This week, Americans woke up to familiar headlines: Over the July 4 holiday weekend, six people were killed and 66 were hurt in shootings in Chicago. Eighteen people were shot in St. Louis. Seventeen in Boston. It was another marker of what often feels like an intractable urban gun violence problem in America.
But in his new book Bleeding Out, criminal justice scholar Thomas Abt argues that it does not have to be this way. He presents a vision for dealing with urban violence by fundamentally rethinking how law enforcement and other government resources are used — a cost-effective solution that could save lives, while being more palatable to both political parties than sweeping gun control.
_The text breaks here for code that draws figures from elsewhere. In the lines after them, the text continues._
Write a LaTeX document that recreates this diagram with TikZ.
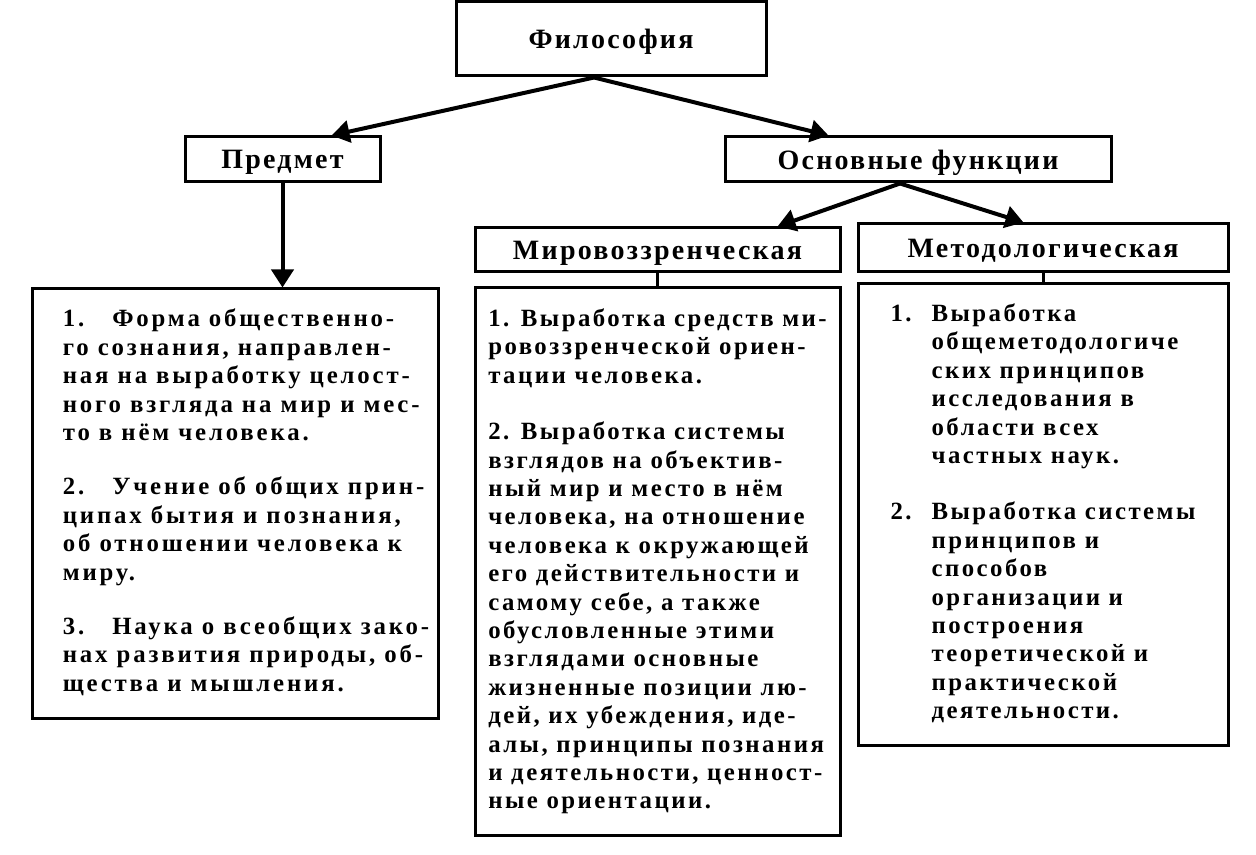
\documentclass[tikz,border=0pt]{standalone}
\usepackage{fontspec}
\setmainfont{Liberation Serif}
\newfontfamily\titlefont{Liberation Serif}[LetterSpace=8]
\newfontfamily\bodyfont{Liberation Serif}[LetterSpace=10]
\newfontfamily\widefont{Liberation Serif}[LetterSpace=11.5]
\usetikzlibrary{shapes, arrows.meta, positioning}

\begin{document}
\begin{tikzpicture}[x=0.5pt, y=-0.5pt,
            head/.style={draw, rectangle, line width=1.5pt, text depth=0pt, font=\titlefont\bfseries\fontsize{14}{16}\selectfont},
            txt/.style={draw, rectangle, line width=1.5pt, align=left, font=\bodyfont\bfseries\fontsize{12.4}{14.2}\selectfont},
            arrow/.style={-{Triangle[length=9pt,width=11pt]}, line width=2pt}]

            \useasboundingbox (0,0) rectangle (1256,855);

            \node[head, minimum width=155pt, minimum height=37pt] (filos) at (611,39) {Философия};
            \node[head, minimum width=97.5pt, minimum height=22.5pt] (predmet) at (282.5,159.5) {Предмет};
            \node[head, minimum width=193pt, minimum height=22.5pt] (osnov) at (918,159.5) {Основные функции};
            \node[head, minimum width=182.5pt, minimum height=22pt] (mirov) at (657.5,250) {Мировоззренческая};
            \node[head, minimum width=185pt, minimum height=24pt] (metod) at (1043,248) {Методологическая};

            \node[txt, font=\widefont\bfseries\fontsize{12.4}{14.2}\selectfont, minimum width=203pt, minimum height=214.5pt] (tleft) at (235,503.5) {%
                \begin{tabular}{@{\hspace{11pt}}l@{}}
                1.\hspace{14pt}Форма общественно-\\
                го сознания, направлен-\\
                ная на выработку целост-\\
                ного взгляда на мир и мес-\\
                то в нём человека.\\[13pt]
                2.\hspace{14pt}Учение об общих прин-\\
                ципах бытия и познания,\\
                об отношении человека к\\
                миру.\\[13pt]
                3.\hspace{14pt}Наука о всеобщих зако-\\
                нах развития природы, об-\\
                щества и мышления.
                \end{tabular}};

            \node[txt, minimum width=182.5pt, minimum height=273.5pt] (tmid) at (657.5,561.5) {%
                1. Выработка средств ми-\\
                ровоззренческой ориен-\\
                тации человека.\\[14pt]
                2. Выработка системы\\
                взглядов на объектив-\\
                ный мир и место в нём\\
                человека, на отношение\\
                человека к окружающей\\
                его действительности и\\
                самому себе, а также\\
                обусловленные этими\\
                взглядами основные\\
                жизненные позиции лю-\\
                дей, их убеждения, иде-\\
                алы, принципы познания\\
                и деятельности, ценност-\\
                ные ориентации.};

            \node[txt, minimum width=185pt, minimum height=230.5pt] (tright) at (1043,514.5) {%
                \begin{tabular}{@{}l@{\hspace{10pt}}l@{}}
                1. & Выработка\\
                   & общеметодологиче\\
                   & ских принципов\\
                   & исследования в\\
                   & области всех\\
                   & частных наук.\\[14pt]
                2. & Выработка системы\\
                   & принципов и\\
                   & способов\\
                   & организации и\\
                   & построения\\
                   & теоретической и\\
                   & практической\\
                   & деятельности.
                \end{tabular}};

            \draw[arrow] ([xshift=-8.5pt]filos.south) -- ([xshift=-25pt]predmet.north east);
            \draw[arrow] ([xshift=-8.5pt]filos.south) -- ([xshift=52.5pt]osnov.north west);
            \draw[arrow] (predmet.south) -- (predmet.south |- tleft.north);
            \draw[arrow] ([xshift=-9pt]osnov.south) -- ([xshift=-32pt]mirov.north east);
            \draw[arrow] ([xshift=-9pt]osnov.south) -- ([xshift=83.5pt]metod.north west);
            \draw[line width=1.5pt] (mirov.south) -- (tmid.north);
            \draw[line width=1.5pt] (metod.south) -- (tright.north);
        \end{tikzpicture}
\end{document}
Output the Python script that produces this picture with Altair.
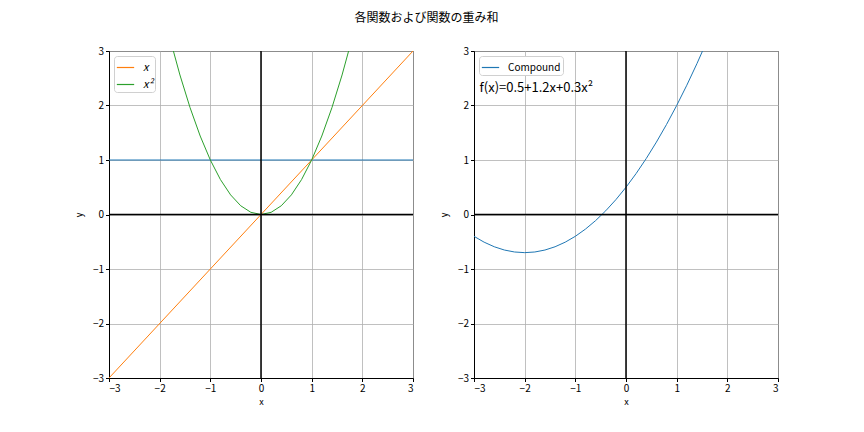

Gun violence in the US is often talked about as if it’s a single problem. But it’s really at least four different ones: suicides, urban gun violence, domestic violence, and mass shootings. Suicides are the majority of the nearly 40,000 gun deaths in the US in 2017. But urban violence is the second biggest category, making up a majority of the 14,000 gun homicides that same year.
“Since October 2001, 410 people have died in domestic terrorist attacks and 520 have died in mass shootings,” Abt writes. “During that same period, at least one hundred thousand lost their lives to urban violence.”
While rates of crime and violence have declined since the 1990s, the decline has been uneven. Since 1991, homicide rates have fallen by 86 percent in New York City and 73 percent in Los Angeles. But they have increased in Indianapolis (up 64 percent), Pittsburgh (53 percent), Phoenix (23 percent), and Baltimore (13 percent). And America still leads the developed world in gun violence.